--- begin RECORDS FOR PROCESSING ---

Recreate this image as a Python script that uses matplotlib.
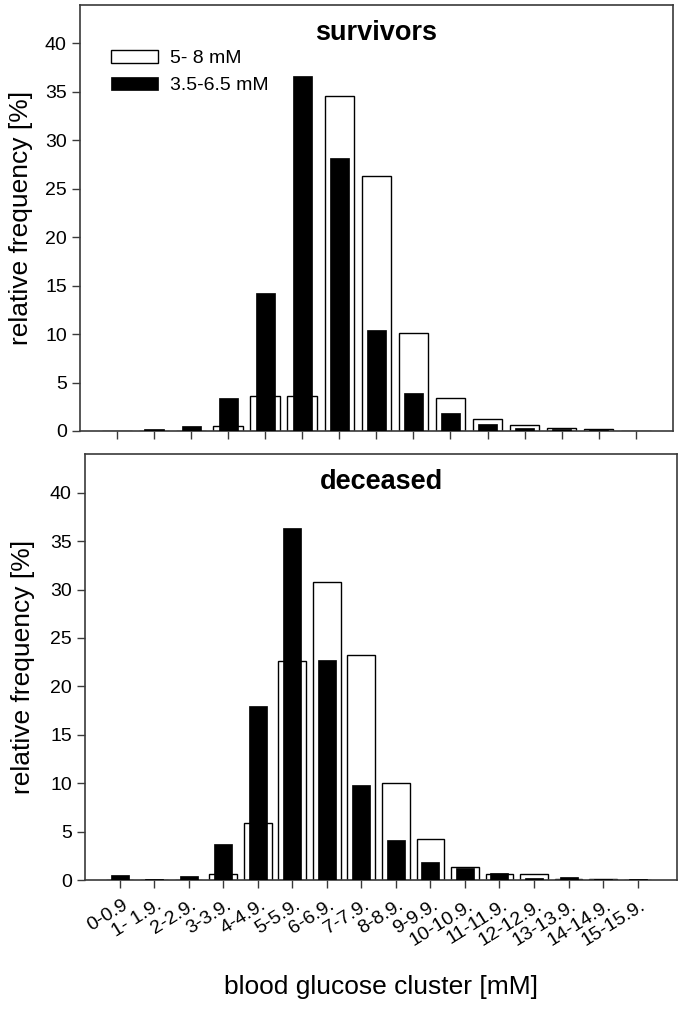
import numpy as np
import matplotlib
matplotlib.use("Agg")
import matplotlib.pyplot as plt
from matplotlib.transforms import ScaledTranslation

plt.rcParams['font.family'] = ['Liberation Sans', 'DejaVu Sans']

clusters = ["0-0.9", "1- 1.9.", "2-2.9.", "3-3.9.", "4-4.9.", "5-5.9.", "6-6.9.", "7-7.9.",
            "8-8.9.", "9-9.9.", "10-10.9.", "11-11.9.", "12-12.9.", "13-13.9.", "14-14.9.", "15-15.9."]

# survivors (top panel shows clusters 0..14)
surv_5_8 = [0, 0, 0, 0.5, 3.6, 3.6, 34.6, 26.3, 10.1, 3.4, 1.24, 0.65, 0.28, 0.17, 0]
surv_35_65 = [0, 0.17, 0.48, 3.45, 14.2, 36.6, 28.2, 10.4, 3.9, 1.9, 0.69, 0.28, 0.2, 0.1, 0]

# deceased (bottom panel shows clusters 0..15)
dec_5_8 = [0, 0, 0, 0.58, 5.85, 22.6, 30.8, 23.2, 10.0, 4.2, 1.34, 0.58, 0.58, 0.1, 0.14, 0]
dec_35_65 = [0.52, 0.14, 0.45, 3.7, 18.0, 36.4, 22.7, 9.8, 4.1, 1.9, 1.27, 0.72, 0.24, 0.34, 0.1, 0.1]

labels = ["5- 8 mM", "3.5-6.5 mM"]

spine_col = "#3a3a3a"

fig = plt.figure(figsize=(6.85, 10.1), dpi=100)
ax1 = fig.add_axes([0.1168, 0.5733, 0.8653, 0.422])
ax2 = fig.add_axes([0.1241, 0.1287, 0.8647, 0.4218])


def draw(ax, white, black, title):
    xw = np.arange(len(white))
    xb = np.arange(len(black))
    bw = ax.bar(xw, white, width=0.8, facecolor="white", edgecolor="black", linewidth=1.0, zorder=2)
    bb = ax.bar(xb, black, width=0.52, color="black", edgecolor="black", linewidth=0.5, zorder=3)
    ax.set_ylim(0, 44)
    ax.set_yticks(range(0, 45, 5))
    ax.set_ylabel("relative frequency [%]", fontsize=19)
    ax.text(0.5, 0.965, title, transform=ax.transAxes, ha="center", va="top",
            fontsize=19.5, fontweight="bold")
    for s in ax.spines.values():
        s.set_color(spine_col)
        s.set_linewidth(1.2)
    ax.tick_params(direction="out", length=6, width=1, colors=spine_col, labelcolor="black",
                   labelsize=14, top=False, right=False)
    return bw, bb


bw, bb = draw(ax1, surv_5_8, surv_35_65, "survivors")
ax1.set_xlim(-1, 15)
ax1.set_xticks(range(15))
ax1.set_xticklabels([])
ax1.yaxis.set_label_coords(-0.079, 0.5)
ax1.legend([bw, bb], labels, loc="upper left", bbox_to_anchor=(0.053, 0.895), frameon=False,
           fontsize=14, handlelength=2.4, handleheight=0.7, handletextpad=0.6,
           labelspacing=0.5, borderpad=0, borderaxespad=0)

draw(ax2, dec_5_8, dec_35_65, "deceased")
ax2.set_xlim(-1, 16.15)
ax2.set_xticks(range(len(clusters)))
ax2.set_xticklabels(clusters, rotation=32, ha="right", rotation_mode="anchor", fontsize=14)
ax2.tick_params(axis="x", pad=6)
shift = ScaledTranslation(0.02, 0, fig.dpi_scale_trans)
for lab in ax2.get_xticklabels():
    lab.set_transform(lab.get_transform() + shift)
ax2.yaxis.set_label_coords(-0.084, 0.5)
ax2.set_xlabel("blood glucose cluster [mM]", fontsize=19)
ax2.xaxis.set_label_coords(0.5, -0.222)

fig.savefig("out.png", dpi=100)
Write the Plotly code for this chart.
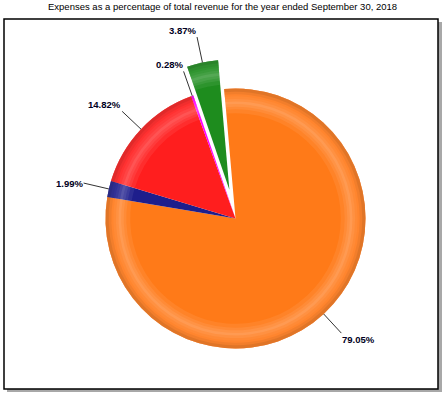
import math
import plotly.graph_objects as go

# ---- data ----
title_text = "Expenses as a percentage of total revenue for the year ended September 30, 2018"
slice_names = ["Slice 1", "Slice 2", "Slice 3", "Slice 4", "Slice 5"]
values = [79.05, 1.99, 14.82, 0.28, 3.87]
value_labels = ["79.05%", "1.99%", "14.82%", "0.28%", "3.87%"]
colors = ["#FF7A18", "#1E1E8C", "#FF1E1E", "#FF00FF", "#1E8C1E"]
pulls = [0, 0, 0, 0, 0.227]

# ---- layout constants ----
W, H = 445, 393
cx, cy, R = 235.5, 218.5, 130.0
start_deg = -5.0
lead = 26.0

def px(x):
    return x / W

def py(y):
    return 1 - y / H

half = R * (1 + max(pulls))
dom_x = [px(cx - half), px(cx + half)]
dom_y = [py(cy + half), py(cy - half)]

def pie(cols, hole=0.0):
    return go.Pie(
        labels=slice_names, values=values, sort=False, direction="clockwise",
        rotation=start_deg, pull=pulls, hole=hole,
        marker=dict(colors=cols, line=dict(width=0)),
        textinfo="none", hoverinfo="skip", showlegend=False,
        domain=dict(x=dom_x, y=dom_y),
    )

def rgba(hexc, a):
    h = hexc.lstrip("#")
    return "rgba(%d,%d,%d,%.3f)" % (int(h[0:2], 16), int(h[2:4], 16), int(h[4:6], 16), a)

fig = go.Figure()
fig.add_trace(pie(colors))
white = lambda a: ["rgba(255,255,255,%.3f)" % a] * len(values)
black = lambda a: ["rgba(0,0,0,%.3f)" % a] * len(values)
for h in [0.81, 0.84, 0.86, 0.88]:
    fig.add_trace(pie(white(0.07), h))
for h in [0.90, 0.92, 0.94]:
    fig.add_trace(pie([rgba(c, 0.28) for c in colors], h))
fig.add_trace(pie(black(0.05), 0.955))
fig.add_trace(pie(black(0.07), 0.975))

shapes = [
    dict(type="rect", xref="paper", yref="paper", x0=px(7), x1=px(442), y0=py(392), y1=py(22),
         fillcolor="#A8A8A8", line=dict(width=0), layer="below"),
    dict(type="rect", xref="paper", yref="paper", x0=px(4), x1=px(438), y0=py(389), y1=py(19),
         fillcolor="white", line=dict(color="black", width=1.5), layer="below"),
]
annotations = [
    dict(text=title_text, x=px(222.5), y=py(6), xref="paper", yref="paper",
         showarrow=False, xanchor="center", yanchor="middle",
         font=dict(family="Arial, Liberation Sans", size=9.5, color="black")),
]

total = sum(values)
cum = 0.0
for v, lab, p in zip(values, value_labels, pulls):
    mid = math.radians(start_deg + 360.0 * (cum + v / 2) / total)
    cum += v
    s, c = math.sin(mid), math.cos(mid)
    r0 = R * (1 + p)
    r1 = r0 + lead
    x0, y0 = cx + r0 * s, cy - r0 * c
    x1, y1 = cx + r1 * s, cy - r1 * c
    shapes.append(dict(type="line", xref="paper", yref="paper",
                       x0=px(x0), y0=py(y0), x1=px(x1), y1=py(y1),
                       line=dict(color="#333333", width=1), layer="above"))
    xa = "left" if s > 0 else "right"
    ya = "bottom" if c > 0.5 else ("top" if c < -0.5 else "middle")
    annotations.append(dict(text="<b>%s</b>" % lab, x=px(x1), y=py(y1), xref="paper", yref="paper",
                            showarrow=False, xanchor=xa, yanchor=ya, borderpad=0,
                            font=dict(family="Arial, Liberation Sans", size=9.5, color="#000022")))

fig.update_layout(
    width=W, height=H, autosize=False,
    margin=dict(l=0, r=0, t=0, b=0),
    paper_bgcolor="white", plot_bgcolor="white",
    shapes=shapes, annotations=annotations,
)
fig.write_html("out.html", config={"displayModeBar": False},
               post_script="document.body.style.margin='0';document.body.style.overflow='hidden';")
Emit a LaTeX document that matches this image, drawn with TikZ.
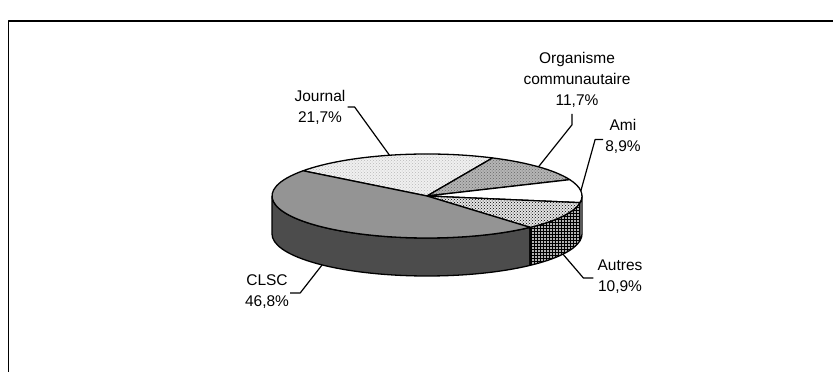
\documentclass[tikz,border=0pt]{standalone}
\usepackage{fontspec}
\setmainfont{Liberation Sans}
\usetikzlibrary{calc,patterns}
\begin{document}
\begin{tikzpicture}[x=1pt,y=1pt,line join=round,font=\fontsize{15.5}{21}\selectfont]
	\tikzset{declare function={rx=155;ry=42;hh=38;},
		face/.style={draw,line width=1.3pt},
		leader/.style={draw,line width=1.2pt},
		lbl/.style={align=center,inner sep=0pt},
		jour/.style={preaction={fill=gray!12},pattern=crosshatch dots,pattern color=gray!55},
		orga/.style={preaction={fill=gray!58},pattern=crosshatch dots,pattern color=black!60},
		ami/.style={fill=white},
		autr/.style={preaction={fill=gray!22},pattern=crosshatch dots,pattern color=black},
		clsc/.style={fill=black!42},
		autrside/.style={preaction={fill=gray!60},pattern=grid,pattern color=black},
		clscside/.style={fill=black!70}
	}
	\useasboundingbox (0,0) rectangle (833,372);
	\draw[line width=1.5pt] (8.5,0)--(8.5,351)--(833,351);
	\coordinate (C) at (427,176);
	\coordinate (D) at (427,138);
	\foreach \sa/\ea/\fs in {180/311.7/clscside,311.7/350.9/autrside,350.9/360/ami}
		\path[face,\fs] ($(C)+(\sa:rx and ry)$) arc[start angle=\sa,end angle=\ea,x radius=rx,y radius=ry]
		--++(0,-hh) arc[start angle=\ea,end angle=\sa,x radius=rx,y radius=ry]--cycle;
	\foreach \sa/\ea/\fs in {65/143.1/jour,22.9/65/orga,-9.1/22.9/ami,-48.3/-9.1/autr,-216.9/-48.3/clsc}
		\path[face,\fs] (C)--($(C)+(\sa:rx and ry)$) arc[start angle=\sa,end angle=\ea,x radius=rx,y radius=ry]--cycle;
	\coordinate (tipJ) at ($(C)+(104:rx and ry)$);
	\coordinate (tipO) at ($(C)+(44:rx and ry)$);
	\coordinate (tipA) at ($(C)+(7:rx and ry)$);
	\coordinate (tipAu) at ($(D)+(-28.7:rx and ry)$);
	\coordinate (tipC) at ($(D)+(227.4:rx and ry)$);
	\node[lbl] (journal) at (320,265) {Journal\\21,7\%};
	\node[lbl] (organisme) at (577,292) {Organisme\\communautaire\\11,7\%};
	\node[lbl] (amis) at (623,235.5) {Ami\\8,9\%};
	\node[lbl] (autres) at (620,95) {Autres\\10,9\%};
	\node[lbl] (clscl) at (267,80.5) {CLSC\\46,8\%};
	\draw[leader] ([xshift=2]journal.east)--++(7,0)--(tipJ);
	\draw[leader] ([xshift=-5,yshift=-6]organisme.south)--++(0,-11)--(tipO);
	\draw[leader] ([xshift=-2,yshift=-3]amis.west)--++(-8,0)--(tipA);
	\draw[leader] ([xshift=-4,yshift=-1]autres.west)--++(-10,0)--(tipAu);
	\draw[leader] ([xshift=1,yshift=-1.5]clscl.east)--++(10,0)--(tipC);
\end{tikzpicture}
\end{document}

--- end RECORDS FOR PROCESSING ---

REQUIREMENT:
Only the lines from the top of the records through the line with "return bw, bb" belong in the copy; write them out exactly, leaving out pictures.

EXPECTED ANSWER:
Recreate this image as a Python script that uses matplotlib.
import numpy as np
import matplotlib
matplotlib.use("Agg")
import matplotlib.pyplot as plt
from matplotlib.transforms import ScaledTranslation

plt.rcParams['font.family'] = ['Liberation Sans', 'DejaVu Sans']

clusters = ["0-0.9", "1- 1.9.", "2-2.9.", "3-3.9.", "4-4.9.", "5-5.9.", "6-6.9.", "7-7.9.",
            "8-8.9.", "9-9.9.", "10-10.9.", "11-11.9.", "12-12.9.", "13-13.9.", "14-14.9.", "15-15.9."]

# survivors (top panel shows clusters 0..14)
surv_5_8 = [0, 0, 0, 0.5, 3.6, 3.6, 34.6, 26.3, 10.1, 3.4, 1.24, 0.65, 0.28, 0.17, 0]
surv_35_65 = [0, 0.17, 0.48, 3.45, 14.2, 36.6, 28.2, 10.4, 3.9, 1.9, 0.69, 0.28, 0.2, 0.1, 0]

# deceased (bottom panel shows clusters 0..15)
dec_5_8 = [0, 0, 0, 0.58, 5.85, 22.6, 30.8, 23.2, 10.0, 4.2, 1.34, 0.58, 0.58, 0.1, 0.14, 0]
dec_35_65 = [0.52, 0.14, 0.45, 3.7, 18.0, 36.4, 22.7, 9.8, 4.1, 1.9, 1.27, 0.72, 0.24, 0.34, 0.1, 0.1]

labels = ["5- 8 mM", "3.5-6.5 mM"]

spine_col = "#3a3a3a"

fig = plt.figure(figsize=(6.85, 10.1), dpi=100)
ax1 = fig.add_axes([0.1168, 0.5733, 0.8653, 0.422])
ax2 = fig.add_axes([0.1241, 0.1287, 0.8647, 0.4218])


def draw(ax, white, black, title):
    xw = np.arange(len(white))
    xb = np.arange(len(black))
    bw = ax.bar(xw, white, width=0.8, facecolor="white", edgecolor="black", linewidth=1.0, zorder=2)
    bb = ax.bar(xb, black, width=0.52, color="black", edgecolor="black", linewidth=0.5, zorder=3)
    ax.set_ylim(0, 44)
    ax.set_yticks(range(0, 45, 5))
    ax.set_ylabel("relative frequency [%]", fontsize=19)
    ax.text(0.5, 0.965, title, transform=ax.transAxes, ha="center", va="top",
            fontsize=19.5, fontweight="bold")
    for s in ax.spines.values():
        s.set_color(spine_col)
        s.set_linewidth(1.2)
    ax.tick_params(direction="out", length=6, width=1, colors=spine_col, labelcolor="black",
                   labelsize=14, top=False, right=False)
    return bw, bb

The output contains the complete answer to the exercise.